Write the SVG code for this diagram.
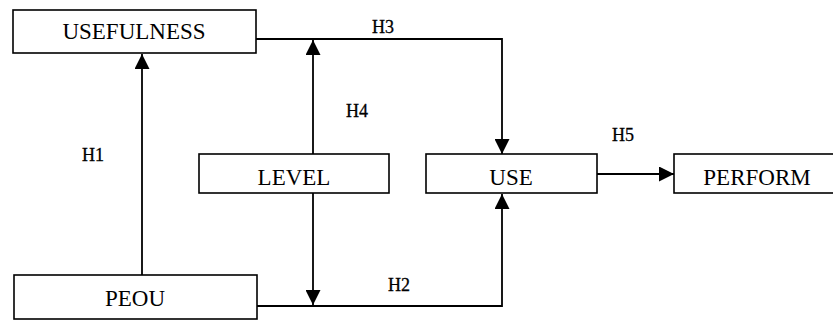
<svg xmlns="http://www.w3.org/2000/svg" width="833" height="321" viewBox="0 0 833 321">
<defs>
<marker id="arr" viewBox="0 0 15 15" refX="15" refY="7.5" markerWidth="15" markerHeight="15" markerUnits="userSpaceOnUse" orient="auto">
<path d="M0,0 L15,7.5 L0,15 Z" fill="#000"/>
</marker>
<style>
.box{fill:#fff;stroke:#000;stroke-width:1.6}
.nt{font-family:"Liberation Serif","Times New Roman",serif;font-size:23px;text-anchor:middle;fill:#000}
.lb{font-family:"Liberation Serif","Times New Roman",serif;font-size:18px;fill:#000;stroke:#000;stroke-width:0.3}
.ln{fill:none;stroke:#000;stroke-width:1.8}
</style>
</defs>
<rect width="833" height="321" fill="#fff"/>
<g id="connectors">
<path class="ln" d="M256,39 L502,39 L502,154" marker-end="url(#arr)"/>
<path class="ln" d="M142,275 L142,54" marker-end="url(#arr)"/>
<path class="ln" d="M313,154 L313,40" marker-end="url(#arr)"/>
<path class="ln" d="M313,193 L313,305" marker-end="url(#arr)"/>
<path class="ln" d="M257,306 L502,306 L502,194" marker-end="url(#arr)"/>
<path class="ln" d="M597,174 L674,174" marker-end="url(#arr)"/>
<text class="lb" x="372" y="33">H3</text>
<text class="lb" x="346" y="117">H4</text>
<text class="lb" x="82" y="161">H1</text>
<text class="lb" x="388" y="291">H2</text>
<text class="lb" x="612" y="141">H5</text>
</g>
<g id="usefulness">
<rect class="box" x="13" y="10" width="243" height="43"/>
<text class="nt" x="134" y="39">USEFULNESS</text>
</g>
<g id="level">
<rect class="box" x="199" y="154" width="190" height="39"/>
<text class="nt" x="294" y="185">LEVEL</text>
</g>
<g id="use">
<rect class="box" x="426" y="154" width="171" height="39"/>
<text class="nt" x="511" y="185">USE</text>
</g>
<g id="perform">
<rect class="box" x="674" y="154" width="167" height="39"/>
<text class="nt" x="757" y="185">PERFORM</text>
</g>
<g id="peou">
<rect class="box" x="14" y="275" width="243" height="44"/>
<text class="nt" x="135" y="306">PEOU</text>
</g>
</svg>
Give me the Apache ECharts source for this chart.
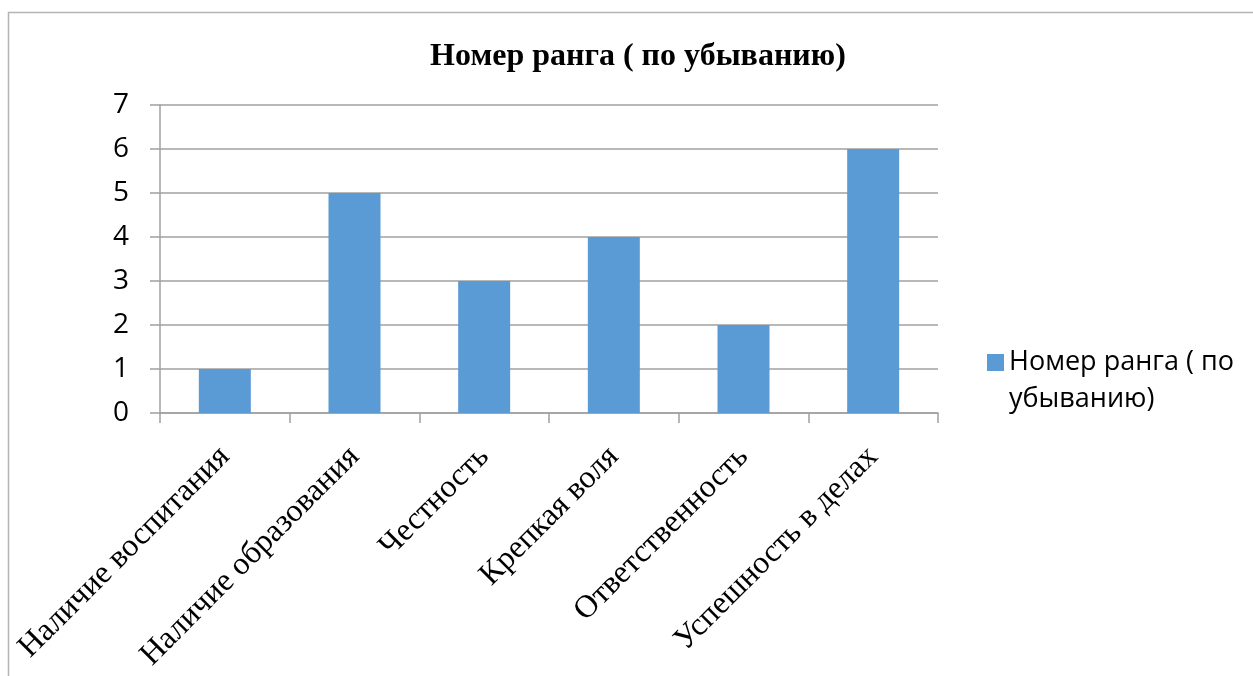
<!DOCTYPE html>
<html>
<head>
<meta charset="utf-8">
<script src="https://cdn.jsdelivr.net/npm/echarts@6/dist/echarts.min.js"></script>
<style>
html,body{margin:0;padding:0;background:#fff;}
#chart{width:1253px;height:676px;}
</style>
</head>
<body>
<div id="chart"></div>
<script>
const titleText = 'Номер ранга ( по убыванию)';
const categories = ['Наличие воспитания', 'Наличие образования', 'Честность', 'Крепкая воля', 'Ответственность', 'Успешность в делах'];
const seriesName = 'Номер ранга ( по убыванию)';
const legendLines = ['Номер ранга ( по', 'убыванию)'];
const values = [1, 5, 3, 4, 2, 6];
const yTicks = { min: 0, max: 7, interval: 1 };

const chart = echarts.init(document.getElementById('chart'));
chart.setOption({
  animation: false,
  backgroundColor: '#ffffff',
  graphic: [{
    type: 'rect',
    shape: { x: 8.5, y: 12.5, width: 1400, height: 800 },
    style: { fill: 'none', stroke: '#b4b4b4', lineWidth: 1.5 },
    silent: true
  }],
  title: {
    text: titleText,
    left: 633,
    top: 36,
    textAlign: 'center',
    textStyle: { fontFamily: 'Liberation Serif', fontWeight: 'bold', fontSize: 32, color: '#000' }
  },
  legend: {
    left: 982,
    top: 302,
    itemWidth: 17,
    itemHeight: 17,
    itemGap: 10,
    icon: 'rect',
    formatter: function () { return ' \n' + legendLines.join('\n'); },
    textStyle: { fontFamily: 'Open Sans', fontSize: 27, color: '#000', lineHeight: 37 }
  },
  grid: { left: 160, top: 105, right: 315, bottom: 263, containLabel: false },
  xAxis: {
    type: 'category',
    data: categories,
    boundaryGap: true,
    axisLine: { lineStyle: { color: '#a0a0a0', width: 1.5 } },
    axisTick: { show: true, length: 10, alignWithLabel: false, lineStyle: { color: '#a0a0a0', width: 1.5 } },
    axisLabel: {
      rotate: 45,
      margin: 39,
      interval: 0,
      fontFamily: 'Liberation Serif',
      fontSize: 32,
      color: '#000'
    }
  },
  yAxis: {
    type: 'value',
    min: yTicks.min,
    max: yTicks.max,
    interval: yTicks.interval,
    axisLine: { show: true, lineStyle: { color: '#a0a0a0', width: 1.5 } },
    axisTick: { show: true, length: 10, lineStyle: { color: '#a0a0a0', width: 1.5 } },
    splitLine: { show: true, lineStyle: { color: '#a0a0a0', width: 1.5 } },
    axisLabel: { margin: 31, fontFamily: 'Open Sans', fontSize: 28, color: '#000' }
  },
  series: [{
    name: seriesName,
    type: 'bar',
    data: values,
    barWidth: 52,
    itemStyle: { color: '#5B9BD5' }
  }]
});
</script>
</body>
</html>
^^^^^^^^^^^^^^^^
**REQUIRED TASK:** Set the data above down again exactly as given, with no pictures.

**ANSWER FOR THIS EXERCISE:**
Write the SVG code for this diagram.
<svg xmlns="http://www.w3.org/2000/svg" width="833" height="321" viewBox="0 0 833 321">
<defs>
<marker id="arr" viewBox="0 0 15 15" refX="15" refY="7.5" markerWidth="15" markerHeight="15" markerUnits="userSpaceOnUse" orient="auto">
<path d="M0,0 L15,7.5 L0,15 Z" fill="#000"/>
</marker>
<style>
.box{fill:#fff;stroke:#000;stroke-width:1.6}
.nt{font-family:"Liberation Serif","Times New Roman",serif;font-size:23px;text-anchor:middle;fill:#000}
.lb{font-family:"Liberation Serif","Times New Roman",serif;font-size:18px;fill:#000;stroke:#000;stroke-width:0.3}
.ln{fill:none;stroke:#000;stroke-width:1.8}
</style>
</defs>
<rect width="833" height="321" fill="#fff"/>
<g id="connectors">
<path class="ln" d="M256,39 L502,39 L502,154" marker-end="url(#arr)"/>
<path class="ln" d="M142,275 L142,54" marker-end="url(#arr)"/>
<path class="ln" d="M313,154 L313,40" marker-end="url(#arr)"/>
<path class="ln" d="M313,193 L313,305" marker-end="url(#arr)"/>
<path class="ln" d="M257,306 L502,306 L502,194" marker-end="url(#arr)"/>
<path class="ln" d="M597,174 L674,174" marker-end="url(#arr)"/>
<text class="lb" x="372" y="33">H3</text>
<text class="lb" x="346" y="117">H4</text>
<text class="lb" x="82" y="161">H1</text>
<text class="lb" x="388" y="291">H2</text>
<text class="lb" x="612" y="141">H5</text>
</g>
<g id="usefulness">
<rect class="box" x="13" y="10" width="243" height="43"/>
<text class="nt" x="134" y="39">USEFULNESS</text>
</g>
<g id="level">
<rect class="box" x="199" y="154" width="190" height="39"/>
<text class="nt" x="294" y="185">LEVEL</text>
</g>
<g id="use">
<rect class="box" x="426" y="154" width="171" height="39"/>
<text class="nt" x="511" y="185">USE</text>
</g>
<g id="perform">
<rect class="box" x="674" y="154" width="167" height="39"/>
<text class="nt" x="757" y="185">PERFORM</text>
</g>
<g id="peou">
<rect class="box" x="14" y="275" width="243" height="44"/>
<text class="nt" x="135" y="306">PEOU</text>
</g>
</svg>
Give me the Apache ECharts source for this chart.
<!DOCTYPE html>
<html>
<head>
<meta charset="utf-8">
<script src="https://cdn.jsdelivr.net/npm/echarts@6/dist/echarts.min.js"></script>
<style>
html,body{margin:0;padding:0;background:#fff;}
#chart{width:1253px;height:676px;}
</style>
</head>
<body>
<div id="chart"></div>
<script>
const titleText = 'Номер ранга ( по убыванию)';
const categories = ['Наличие воспитания', 'Наличие образования', 'Честность', 'Крепкая воля', 'Ответственность', 'Успешность в делах'];
const seriesName = 'Номер ранга ( по убыванию)';
const legendLines = ['Номер ранга ( по', 'убыванию)'];
const values = [1, 5, 3, 4, 2, 6];
const yTicks = { min: 0, max: 7, interval: 1 };

const chart = echarts.init(document.getElementById('chart'));
chart.setOption({
  animation: false,
  backgroundColor: '#ffffff',
  graphic: [{
    type: 'rect',
    shape: { x: 8.5, y: 12.5, width: 1400, height: 800 },
    style: { fill: 'none', stroke: '#b4b4b4', lineWidth: 1.5 },
    silent: true
  }],
  title: {
    text: titleText,
    left: 633,
    top: 36,
    textAlign: 'center',
    textStyle: { fontFamily: 'Liberation Serif', fontWeight: 'bold', fontSize: 32, color: '#000' }
  },
  legend: {
    left: 982,
    top: 302,
    itemWidth: 17,
    itemHeight: 17,
    itemGap: 10,
    icon: 'rect',
    formatter: function () { return ' \n' + legendLines.join('\n'); },
    textStyle: { fontFamily: 'Open Sans', fontSize: 27, color: '#000', lineHeight: 37 }
  },
  grid: { left: 160, top: 105, right: 315, bottom: 263, containLabel: false },
  xAxis: {
    type: 'category',
    data: categories,
    boundaryGap: true,
    axisLine: { lineStyle: { color: '#a0a0a0', width: 1.5 } },
    axisTick: { show: true, length: 10, alignWithLabel: false, lineStyle: { color: '#a0a0a0', width: 1.5 } },
    axisLabel: {
      rotate: 45,
      margin: 39,
      interval: 0,
      fontFamily: 'Liberation Serif',
      fontSize: 32,
      color: '#000'
    }
  },
  yAxis: {
    type: 'value',
    min: yTicks.min,
    max: yTicks.max,
    interval: yTicks.interval,
    axisLine: { show: true, lineStyle: { color: '#a0a0a0', width: 1.5 } },
    axisTick: { show: true, length: 10, lineStyle: { color: '#a0a0a0', width: 1.5 } },
    splitLine: { show: true, lineStyle: { color: '#a0a0a0', width: 1.5 } },
    axisLabel: { margin: 31, fontFamily: 'Open Sans', fontSize: 28, color: '#000' }
  },
  series: [{
    name: seriesName,
    type: 'bar',
    data: values,
    barWidth: 52,
    itemStyle: { color: '#5B9BD5' }
  }]
});
</script>
</body>
</html>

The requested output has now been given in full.